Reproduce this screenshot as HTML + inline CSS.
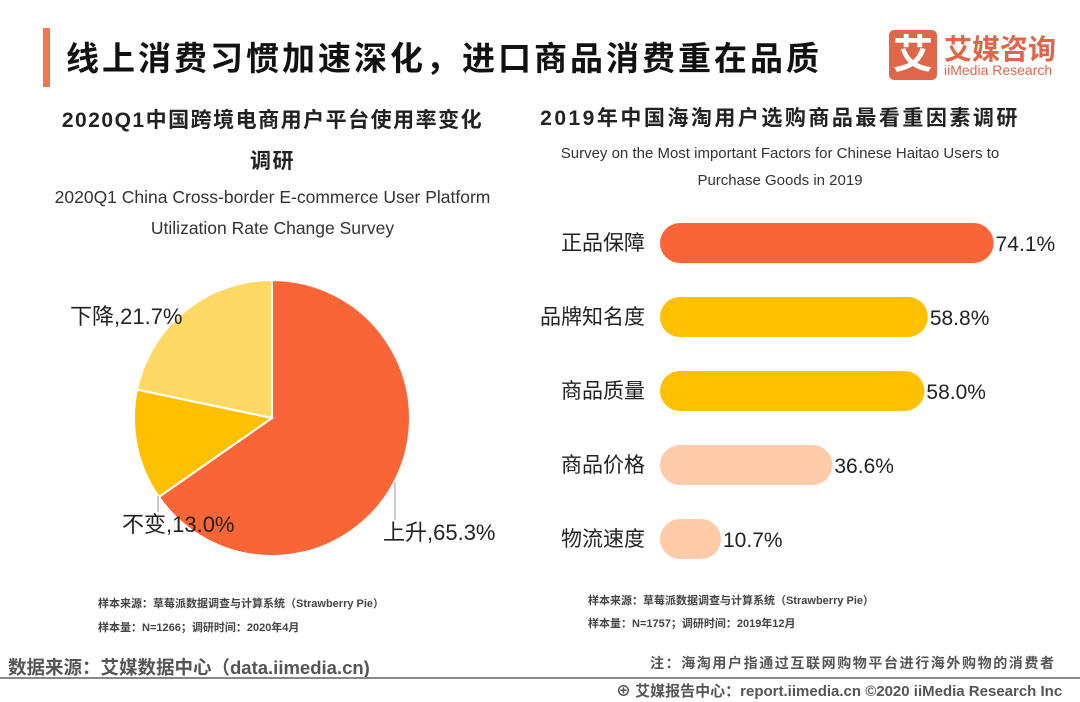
<!DOCTYPE html>
<html><head><meta charset="utf-8"><style>
body{margin:0;width:1080px;height:702px;background:#fff;overflow:hidden;position:relative;font-family:"Liberation Sans","Noto Sans CJK SC",sans-serif;color:#222}
.a{position:absolute;white-space:nowrap}
</style></head><body>
<div class="a" style="left:43px;top:28px;width:7px;height:59px;background:#F4764B"></div>
<div class="a" style="left:66px;top:32px;font-size:33px;letter-spacing:3px;font-weight:bold;color:#111">线上消费习惯加速深化，进口商品消费重在品质</div>
<div class="a" style="left:889px;top:30px;width:48px;height:50px;background:#E0664A;border-radius:5px;color:#fff;font-size:40px;font-weight:bold;text-align:center;line-height:50px">艾</div>
<div class="a" style="left:944px;top:28px;font-size:28px;font-weight:bold;color:#E0664A">艾媒咨询</div>
<div class="a" style="left:944px;top:62px;font-size:14px;color:#E0664A">iiMedia Research</div>

<div class="a" style="left:40px;top:100px;width:465px;text-align:center;font-size:21px;letter-spacing:1.5px;font-weight:bold;line-height:41px">2020Q1中国跨境电商用户平台使用率变化<br>调研</div>
<div class="a" style="left:40px;top:182px;width:465px;text-align:center;white-space:normal;font-size:17.5px;line-height:31px;color:#333">2020Q1 China Cross-border E-commerce User Platform Utilization Rate Change Survey</div>

<div class="a" style="left:520px;top:104px;width:520px;text-align:center;font-size:21px;letter-spacing:2.5px;font-weight:bold;line-height:30px">2019年中国海淘用户选购商品最看重因素调研</div>
<div class="a" style="left:540px;top:140px;width:480px;text-align:center;white-space:normal;font-size:15px;line-height:27px;color:#333">Survey on the Most important Factors for Chinese Haitao Users to Purchase Goods in 2019</div>

<svg class="a" style="left:0;top:0" width="1080" height="702" id="chart"></svg>

<div class="a" style="left:98px;top:595px;font-size:11px;font-weight:bold;color:#444">样本来源：草莓派数据调查与计算系统（Strawberry Pie）</div>
<div class="a" style="left:98px;top:619px;font-size:11px;font-weight:bold;color:#444">样本量：N=1266；调研时间：2020年4月</div>
<div class="a" style="left:588px;top:592px;font-size:11px;font-weight:bold;color:#444">样本来源：草莓派数据调查与计算系统（Strawberry Pie）</div>
<div class="a" style="left:588px;top:615px;font-size:11px;font-weight:bold;color:#444">样本量：N=1757；调研时间：2019年12月</div>
<div class="a" style="left:8px;top:654px;font-size:18.5px;font-weight:bold;color:#555">数据来源：艾媒数据中心（data.iimedia.cn)</div>
<div class="a" style="left:650px;top:653px;font-size:14px;letter-spacing:1.6px;font-weight:bold;color:#555">注：海淘用户指通过互联网购物平台进行海外购物的消费者</div>
<div class="a" style="left:0;top:677px;width:1080px;height:2px;background:#888"></div>
<div class="a" style="left:616px;top:680px;font-size:15px;font-weight:bold;color:#555">⊕ 艾媒报告中心：report.iimedia.cn  ©2020  iiMedia Research  Inc</div>

<script>
const pieLabels=['上升','不变','下降'];
const pieValues=[65.3,13.0,21.7];
const barCats=['正品保障','品牌知名度','商品质量','商品价格','物流速度'];
const barValues=[74.1,58.8,58.0,36.6,10.7];
const NS='http://www.w3.org/2000/svg';
const svg=document.getElementById('chart');
function mk(t,a){const e=document.createElementNS(NS,t);for(const k in a)e.setAttribute(k,a[k]);svg.appendChild(e);return e;}
const cx=272,cy=418,r=138,pieColors=['#F96536','#FFC000','#FFD966'];
const tot=pieValues.reduce((a,b)=>a+b,0);
function pt(frac,rr){const a=frac*2*Math.PI;return [cx+rr*Math.sin(a),cy-rr*Math.cos(a)];}
let acc=0;
pieValues.forEach((v,i)=>{
  const s=acc/tot,e=(acc+v)/tot;acc+=v;
  const p0=pt(s,r),p1=pt(e,r);
  const p=mk('path',{d:`M${cx},${cy}L${p0[0]},${p0[1]}A${r},${r} 0 ${e-s>0.5?1:0} 1 ${p1[0]},${p1[1]}Z`,fill:pieColors[i],stroke:'#fff','stroke-width':2});
  
  
});
const lblPos=[[383,540,'start'],[122,532,'start'],[70,324,'start']];
pieValues.forEach((v,i)=>{
  const t=mk('text',{x:lblPos[i][0],y:lblPos[i][1],'font-size':22,fill:'#222','text-anchor':lblPos[i][2]});
  t.textContent=pieLabels[i]+','+v.toFixed(1)+'%';
  
  
});
mk('line',{x1:395,y1:482,x2:395,y2:520,stroke:'#999','stroke-width':1});
mk('line',{x1:158,y1:496,x2:158,y2:512,stroke:'#999','stroke-width':1});
const x0=660,y0=243,step=74,bh=40,barColors=['#F96536','#FFC000','#FFC000','#FFCBA8','#FFCBA8'];
function bw(v){return 15+v*4.3;}
barValues.forEach((v,i)=>{
  const y=y0+i*step,w=bw(v);
  const b=mk('rect',{x:x0,y:y-bh/2,width:w,height:bh,rx:bh/2,fill:barColors[i]});
  
  
  const c=mk('text',{x:645,y:y+7,'font-size':21,fill:'#222','text-anchor':'end'});
  c.textContent=barCats[i];
  
  
  const t=mk('text',{x:x0+w+2,y:y+8,'font-size':21,fill:'#222'});
  t.textContent=v.toFixed(1)+'%';
  
  
});
</script>
</body></html>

Task to complete:
Copy the material shown above in full and exactly. Skip the pictures.

Finished task:
Reproduce this screenshot as HTML + inline CSS.
<!DOCTYPE html>
<html><head><meta charset="utf-8"><style>
body{margin:0;width:1080px;height:702px;background:#fff;overflow:hidden;position:relative;font-family:"Liberation Sans","Noto Sans CJK SC",sans-serif;color:#222}
.a{position:absolute;white-space:nowrap}
</style></head><body>
<div class="a" style="left:43px;top:28px;width:7px;height:59px;background:#F4764B"></div>
<div class="a" style="left:66px;top:32px;font-size:33px;letter-spacing:3px;font-weight:bold;color:#111">线上消费习惯加速深化，进口商品消费重在品质</div>
<div class="a" style="left:889px;top:30px;width:48px;height:50px;background:#E0664A;border-radius:5px;color:#fff;font-size:40px;font-weight:bold;text-align:center;line-height:50px">艾</div>
<div class="a" style="left:944px;top:28px;font-size:28px;font-weight:bold;color:#E0664A">艾媒咨询</div>
<div class="a" style="left:944px;top:62px;font-size:14px;color:#E0664A">iiMedia Research</div>

<div class="a" style="left:40px;top:100px;width:465px;text-align:center;font-size:21px;letter-spacing:1.5px;font-weight:bold;line-height:41px">2020Q1中国跨境电商用户平台使用率变化<br>调研</div>
<div class="a" style="left:40px;top:182px;width:465px;text-align:center;white-space:normal;font-size:17.5px;line-height:31px;color:#333">2020Q1 China Cross-border E-commerce User Platform Utilization Rate Change Survey</div>

<div class="a" style="left:520px;top:104px;width:520px;text-align:center;font-size:21px;letter-spacing:2.5px;font-weight:bold;line-height:30px">2019年中国海淘用户选购商品最看重因素调研</div>
<div class="a" style="left:540px;top:140px;width:480px;text-align:center;white-space:normal;font-size:15px;line-height:27px;color:#333">Survey on the Most important Factors for Chinese Haitao Users to Purchase Goods in 2019</div>

<svg class="a" style="left:0;top:0" width="1080" height="702" id="chart"></svg>

<div class="a" style="left:98px;top:595px;font-size:11px;font-weight:bold;color:#444">样本来源：草莓派数据调查与计算系统（Strawberry Pie）</div>
<div class="a" style="left:98px;top:619px;font-size:11px;font-weight:bold;color:#444">样本量：N=1266；调研时间：2020年4月</div>
<div class="a" style="left:588px;top:592px;font-size:11px;font-weight:bold;color:#444">样本来源：草莓派数据调查与计算系统（Strawberry Pie）</div>
<div class="a" style="left:588px;top:615px;font-size:11px;font-weight:bold;color:#444">样本量：N=1757；调研时间：2019年12月</div>
<div class="a" style="left:8px;top:654px;font-size:18.5px;font-weight:bold;color:#555">数据来源：艾媒数据中心（data.iimedia.cn)</div>
<div class="a" style="left:650px;top:653px;font-size:14px;letter-spacing:1.6px;font-weight:bold;color:#555">注：海淘用户指通过互联网购物平台进行海外购物的消费者</div>
<div class="a" style="left:0;top:677px;width:1080px;height:2px;background:#888"></div>
<div class="a" style="left:616px;top:680px;font-size:15px;font-weight:bold;color:#555">⊕ 艾媒报告中心：report.iimedia.cn  ©2020  iiMedia Research  Inc</div>

<script>
const pieLabels=['上升','不变','下降'];
const pieValues=[65.3,13.0,21.7];
const barCats=['正品保障','品牌知名度','商品质量','商品价格','物流速度'];
const barValues=[74.1,58.8,58.0,36.6,10.7];
const NS='http://www.w3.org/2000/svg';
const svg=document.getElementById('chart');
function mk(t,a){const e=document.createElementNS(NS,t);for(const k in a)e.setAttribute(k,a[k]);svg.appendChild(e);return e;}
const cx=272,cy=418,r=138,pieColors=['#F96536','#FFC000','#FFD966'];
const tot=pieValues.reduce((a,b)=>a+b,0);
function pt(frac,rr){const a=frac*2*Math.PI;return [cx+rr*Math.sin(a),cy-rr*Math.cos(a)];}
let acc=0;
pieValues.forEach((v,i)=>{
  const s=acc/tot,e=(acc+v)/tot;acc+=v;
  const p0=pt(s,r),p1=pt(e,r);
  const p=mk('path',{d:`M${cx},${cy}L${p0[0]},${p0[1]}A${r},${r} 0 ${e-s>0.5?1:0} 1 ${p1[0]},${p1[1]}Z`,fill:pieColors[i],stroke:'#fff','stroke-width':2});
  
  
});
const lblPos=[[383,540,'start'],[122,532,'start'],[70,324,'start']];
pieValues.forEach((v,i)=>{
  const t=mk('text',{x:lblPos[i][0],y:lblPos[i][1],'font-size':22,fill:'#222','text-anchor':lblPos[i][2]});
  t.textContent=pieLabels[i]+','+v.toFixed(1)+'%';
  
  
});
mk('line',{x1:395,y1:482,x2:395,y2:520,stroke:'#999','stroke-width':1});
mk('line',{x1:158,y1:496,x2:158,y2:512,stroke:'#999','stroke-width':1});
const x0=660,y0=243,step=74,bh=40,barColors=['#F96536','#FFC000','#FFC000','#FFCBA8','#FFCBA8'];
function bw(v){return 15+v*4.3;}
barValues.forEach((v,i)=>{
  const y=y0+i*step,w=bw(v);
  const b=mk('rect',{x:x0,y:y-bh/2,width:w,height:bh,rx:bh/2,fill:barColors[i]});
  
  
  const c=mk('text',{x:645,y:y+7,'font-size':21,fill:'#222','text-anchor':'end'});
  c.textContent=barCats[i];
  
  
  const t=mk('text',{x:x0+w+2,y:y+8,'font-size':21,fill:'#222'});
  t.textContent=v.toFixed(1)+'%';
  
  
});
</script>
</body></html>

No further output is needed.